----- Record extracts
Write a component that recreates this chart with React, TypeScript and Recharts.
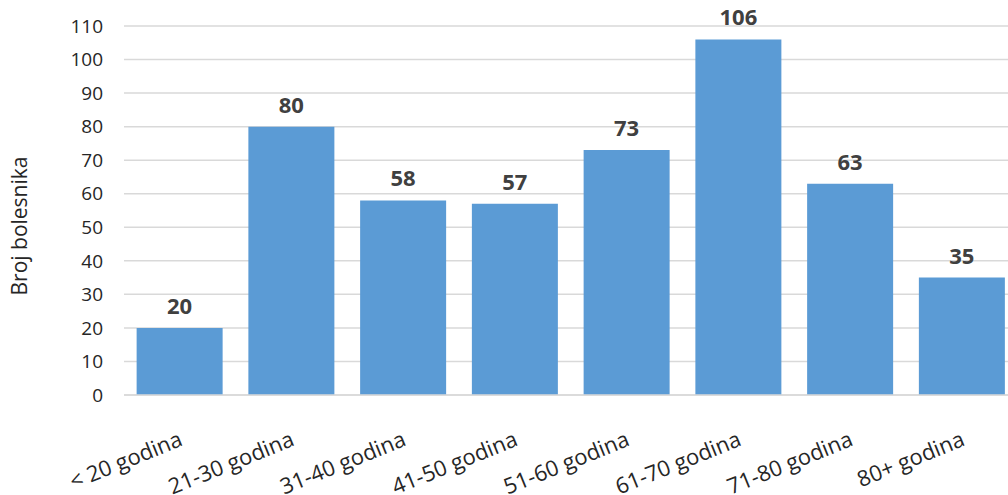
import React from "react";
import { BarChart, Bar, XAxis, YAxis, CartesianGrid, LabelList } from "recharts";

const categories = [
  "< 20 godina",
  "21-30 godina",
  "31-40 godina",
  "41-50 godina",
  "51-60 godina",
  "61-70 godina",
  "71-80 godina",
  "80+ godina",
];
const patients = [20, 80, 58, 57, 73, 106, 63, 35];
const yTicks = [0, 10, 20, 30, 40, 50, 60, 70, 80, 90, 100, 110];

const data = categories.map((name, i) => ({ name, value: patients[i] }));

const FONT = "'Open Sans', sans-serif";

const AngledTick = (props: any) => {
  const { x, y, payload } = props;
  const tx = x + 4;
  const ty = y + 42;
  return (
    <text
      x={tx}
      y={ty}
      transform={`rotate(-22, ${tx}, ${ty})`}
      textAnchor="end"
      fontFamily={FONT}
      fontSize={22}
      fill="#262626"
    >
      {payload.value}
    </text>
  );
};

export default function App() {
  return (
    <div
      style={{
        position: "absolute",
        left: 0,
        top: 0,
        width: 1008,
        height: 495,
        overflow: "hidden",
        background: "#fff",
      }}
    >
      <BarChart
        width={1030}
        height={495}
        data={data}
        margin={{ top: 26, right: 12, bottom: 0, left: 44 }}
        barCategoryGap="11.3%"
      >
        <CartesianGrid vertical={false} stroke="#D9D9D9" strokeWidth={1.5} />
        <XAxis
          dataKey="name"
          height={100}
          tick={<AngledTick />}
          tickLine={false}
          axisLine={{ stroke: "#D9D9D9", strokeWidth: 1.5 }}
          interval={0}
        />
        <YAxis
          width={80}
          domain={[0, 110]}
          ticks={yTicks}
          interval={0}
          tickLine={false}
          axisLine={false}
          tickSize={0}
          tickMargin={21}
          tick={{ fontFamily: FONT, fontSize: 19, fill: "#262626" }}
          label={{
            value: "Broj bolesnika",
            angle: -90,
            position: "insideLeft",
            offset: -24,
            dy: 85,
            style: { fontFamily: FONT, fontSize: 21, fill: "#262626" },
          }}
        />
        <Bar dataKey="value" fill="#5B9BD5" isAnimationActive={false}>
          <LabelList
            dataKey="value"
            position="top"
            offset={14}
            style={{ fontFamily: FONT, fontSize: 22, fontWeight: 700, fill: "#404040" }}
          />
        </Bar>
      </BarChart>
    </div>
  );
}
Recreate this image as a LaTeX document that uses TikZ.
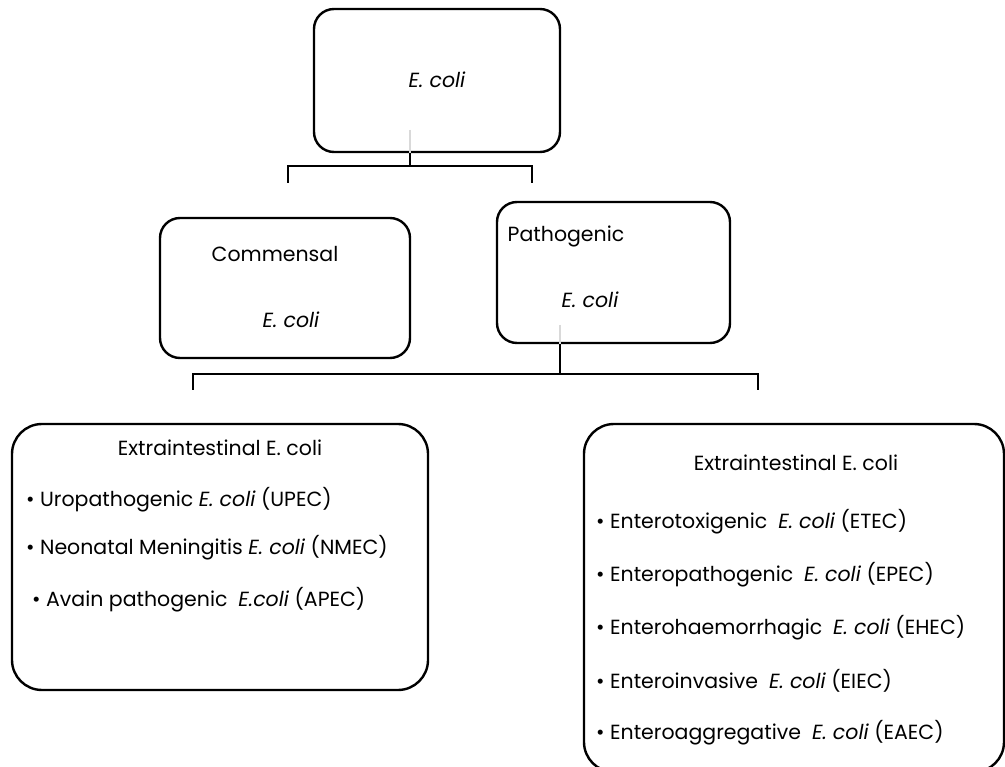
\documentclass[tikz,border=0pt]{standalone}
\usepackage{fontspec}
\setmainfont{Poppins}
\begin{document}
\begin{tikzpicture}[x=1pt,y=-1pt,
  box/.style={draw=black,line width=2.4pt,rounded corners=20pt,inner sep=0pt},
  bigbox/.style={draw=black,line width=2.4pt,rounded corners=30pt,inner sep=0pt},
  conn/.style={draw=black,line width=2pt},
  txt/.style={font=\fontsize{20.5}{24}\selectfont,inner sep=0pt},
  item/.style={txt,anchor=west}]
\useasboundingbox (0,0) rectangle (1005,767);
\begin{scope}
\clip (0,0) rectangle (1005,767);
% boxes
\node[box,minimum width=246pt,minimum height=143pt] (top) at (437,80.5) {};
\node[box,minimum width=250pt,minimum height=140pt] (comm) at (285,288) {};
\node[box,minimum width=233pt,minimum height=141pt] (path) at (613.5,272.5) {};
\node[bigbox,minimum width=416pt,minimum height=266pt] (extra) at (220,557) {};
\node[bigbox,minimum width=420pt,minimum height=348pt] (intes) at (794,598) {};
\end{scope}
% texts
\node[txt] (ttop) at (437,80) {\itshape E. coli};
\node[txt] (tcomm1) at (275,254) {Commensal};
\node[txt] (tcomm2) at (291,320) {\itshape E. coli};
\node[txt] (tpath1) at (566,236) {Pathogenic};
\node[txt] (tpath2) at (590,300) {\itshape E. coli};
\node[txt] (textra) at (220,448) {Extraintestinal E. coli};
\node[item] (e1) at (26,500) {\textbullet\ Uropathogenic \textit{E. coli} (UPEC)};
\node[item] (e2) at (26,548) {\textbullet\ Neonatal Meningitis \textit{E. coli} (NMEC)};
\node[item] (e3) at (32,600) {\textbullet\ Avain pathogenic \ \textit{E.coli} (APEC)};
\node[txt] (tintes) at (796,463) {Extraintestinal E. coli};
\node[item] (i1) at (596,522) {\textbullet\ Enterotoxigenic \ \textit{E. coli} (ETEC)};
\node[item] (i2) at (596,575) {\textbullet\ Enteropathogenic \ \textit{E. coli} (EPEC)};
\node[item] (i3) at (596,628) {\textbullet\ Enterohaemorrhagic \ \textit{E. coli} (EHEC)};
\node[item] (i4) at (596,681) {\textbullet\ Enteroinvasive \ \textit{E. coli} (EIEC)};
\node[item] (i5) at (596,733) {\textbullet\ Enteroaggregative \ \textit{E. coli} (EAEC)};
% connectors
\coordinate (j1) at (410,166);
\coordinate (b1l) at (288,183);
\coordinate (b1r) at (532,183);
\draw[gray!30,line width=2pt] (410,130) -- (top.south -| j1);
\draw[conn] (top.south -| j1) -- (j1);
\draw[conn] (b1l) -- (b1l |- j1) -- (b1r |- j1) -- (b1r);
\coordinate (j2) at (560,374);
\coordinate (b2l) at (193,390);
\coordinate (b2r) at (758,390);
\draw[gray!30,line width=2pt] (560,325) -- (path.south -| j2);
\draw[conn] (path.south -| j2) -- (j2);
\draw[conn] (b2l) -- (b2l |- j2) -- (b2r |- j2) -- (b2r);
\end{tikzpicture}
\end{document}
----------
* **Directions for this task**
Copy the records above from the first line through the line containing "const data = categories.map((name, i)", both included, and leave out any pictures.

* **The answer**
Write a component that recreates this chart with React, TypeScript and Recharts.
import React from "react";
import { BarChart, Bar, XAxis, YAxis, CartesianGrid, LabelList } from "recharts";

const categories = [
  "< 20 godina",
  "21-30 godina",
  "31-40 godina",
  "41-50 godina",
  "51-60 godina",
  "61-70 godina",
  "71-80 godina",
  "80+ godina",
];
const patients = [20, 80, 58, 57, 73, 106, 63, 35];
const yTicks = [0, 10, 20, 30, 40, 50, 60, 70, 80, 90, 100, 110];

const data = categories.map((name, i) => ({ name, value: patients[i] }));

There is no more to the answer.